We started with 1 3/4 cups of flour.
Then added 1 Tbsp of baking powder and I Tbsp of sugar.
Then 1/2 tsp of salt.
Mix well in a bowl.
Melt 3/4 stick of butter.
Beat 2 eggs and add the butter and 1 1/2 cups of milk. (Sorry, the other pics of ingredients came out blurry.)
Pour and stir into dry ingredients.
Use 1 cup of sweet potatoes or leftover casserole. If using plain sweet potatoes, add 1/8 tsp cinnamon or pumpkin pie spice.
Stir into batter.
Measure 1/2 a cup of chopped pecans.
Stir into batter.
Pour batter into a waffle iron and cook according the directions.

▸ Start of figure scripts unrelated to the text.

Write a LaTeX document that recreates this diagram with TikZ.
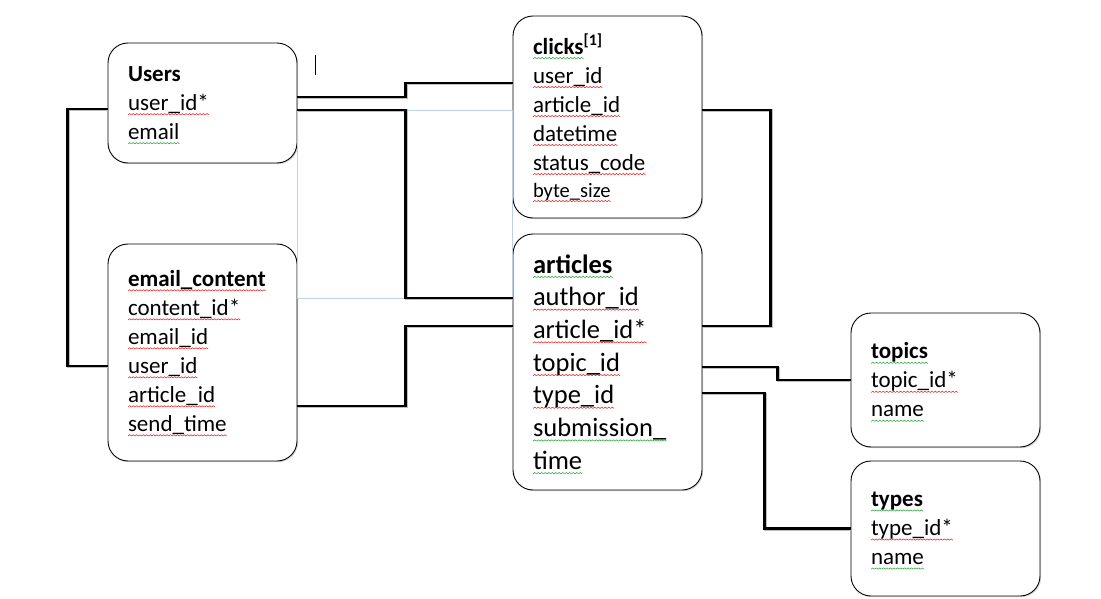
\documentclass[tikz,border=0pt]{standalone}
\usepackage{fontspec}
\setmainfont{Carlito}
\usetikzlibrary{shadows}
\definecolor{sqred}{RGB}{235,30,30}
\definecolor{sqgreen}{RGB}{40,165,60}
\definecolor{gridblue}{RGB}{190,208,232}
% spell-check squiggles under words
\newsavebox\redwave
\newsavebox\greenwave
\newsavebox\sqword
\newcommand\mkwave[2]{\sbox#1{\begin{pgfpicture}%
  \pgfpathmoveto{\pgfpointorigin}\pgfpathlineto{\pgfpoint{1.7pt}{1.3pt}}%
  \pgfpathlineto{\pgfpoint{3.4pt}{0pt}}\pgfsetstrokecolor{#2}%
  \pgfsetlinewidth{0.55pt}\pgfusepath{stroke}\pgfresetboundingbox
  \pgfpathrectangle{\pgfpointorigin}{\pgfpoint{3.4pt}{1.3pt}}%
  \pgfusepath{use as bounding box}\end{pgfpicture}}}
\AtBeginDocument{\mkwave\redwave{sqred}\mkwave\greenwave{sqgreen}}
\newcommand\sqline[2]{\leavevmode\sbox\sqword{#2}\rlap{\raisebox{-4.5pt}[0pt][0pt]{%
  \hbox to\wd\sqword{\xleaders\copy#1\hfill}}}\usebox\sqword}
\newcommand\rsq{\sqline\redwave}% red squiggle
\newcommand\gsq{\sqline\greenwave}% green squiggle
\tikzset{
  ent_box/.style = {draw=black, line width=0.9pt, rounded corners=20pt,
    fill=white, drop shadow={shadow xshift=1.2pt, shadow yshift=-1.2pt,
    opacity=0.3}, align=left, text width=149pt, inner xsep=20pt,
    inner ysep=0pt, font=\fontsize{23}{29}\selectfont},% table box
  ent_big/.style = {ent_box, font=\fontsize{26.5}{32.7}\selectfont},% table box, big text
  rel_line/.style = {line width=2.6pt, preaction={draw=black!25,
    line width=2.6pt, transform canvas={shift={(0.8pt,-0.8pt)}}}},% relation
  grid_line/.style = {draw=gridblue, line width=0.6pt}% table grid
}
\begin{document}
\begin{tikzpicture}[x=1pt,y=-1pt]
\useasboundingbox (0,0) rectangle (1101,599);
% tables
\node [ent_box, minimum height=120pt] (users) at (202.5,103)
  {\textbf{Users}\\ \rsq{user\_id*}\\ \gsq{email}};
\node [ent_box, minimum height=202pt] (clicks) at (607.5,117)
  {\textbf{\gsq{clicks}}\textsuperscript{\textbf{[1]}}\\ \rsq{user\_id}\\
   \rsq{article\_id}\\ \rsq{datetime}\\ \rsq{status\_code}\\[-2pt]
   {\fontsize{20.5}{24}\selectfont\rsq{byte\_size}}};
\node [ent_box, minimum height=217pt] (email) at (202.5,352.5)
  {\textbf{\rsq{email\_content}}\\ \rsq{content\_id*}\\ \rsq{email\_id}\\
   \rsq{user\_id}\\ \rsq{article\_id}\\ \rsq{send\_time}};
\node [ent_big, minimum height=256pt] (articles) at (607.5,362)
  {\textbf{\gsq{articles}}\\ \rsq{author\_id}\\ \rsq{article\_id*}\\
   \rsq{topic\_id}\\ \rsq{type\_id}\\ \gsq{submission\_}\\ \gsq{time}};
\node [ent_box, minimum height=134pt] (topics) at (945.5,380)
  {\textbf{\gsq{topics}}\\ \rsq{topic\_id*}\\ \gsq{name}};
\node [ent_box, minimum height=135pt] (types) at (945.5,528.5)
  {\textbf{\gsq{types}}\\ \rsq{type\_id*}\\ \gsq{name}};
% grid left behind between the tables
\draw [grid_line] ([yshift=-7pt]users.east) rectangle ([yshift=64pt]articles.west);
% relations
\draw [rel_line] ([yshift=6pt]users.east) -- ++(108,0) |- ([yshift=34pt]clicks.west);
\draw [rel_line] ([yshift=-7pt]users.east) -- ++(108,0) |- ([yshift=64pt]articles.west);
\draw [rel_line] ([yshift=-6pt]users.west) -- ++(-40,0) |- ([yshift=-13.5pt]email.west);
\draw [rel_line] ([yshift=-53.5pt]email.east) -- ++(108,0) |- ([yshift=36pt]articles.west);
\draw [rel_line] ([yshift=7pt]clicks.east) -- ++(68,0) |- ([yshift=36pt]articles.east);
\draw [rel_line] ([yshift=-5pt]articles.east) -- ++(75,0) |- (topics.west);
\draw [rel_line] ([yshift=-31pt]articles.east) -- ++(62,0) |- (types.west);
% text cursor
\coordinate (caret) at (315,55);
\draw [line width=0.8pt] (caret) -- ++(0,20);
\end{tikzpicture}
\end{document}
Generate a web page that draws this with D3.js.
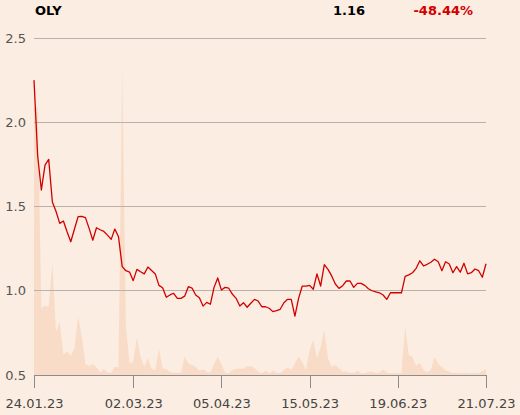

Top with some pecans and maple syrup and enjoy!
- 1¾ cups all purpose flour
- 1 Tbsp baking powder
- 1 Tbsp sugar
- ½ tsp salt
- 2 eggs
- ¾ stick butter (melted)
- 1½ cups milk
- 1 cup sweet potato casserole or mashed sweet potatoes with milk and ⅛ tsp cinnamon
- ½ cup pecans and additional for topping
- In a medium sized mixing bowl, combine flour, baking powder, sugar and salt. Stir well.
- Beat 2 eggs in a bowl and stir in melted butter and milk.
- Pour the wet ingredients into the dry mix and stir in sweet potatoes and pecans.
- Make waffles according to waffle iron instructions.
- Top with pecans and maple syrup.
Hope you try these out with your Thanksgiving leftovers!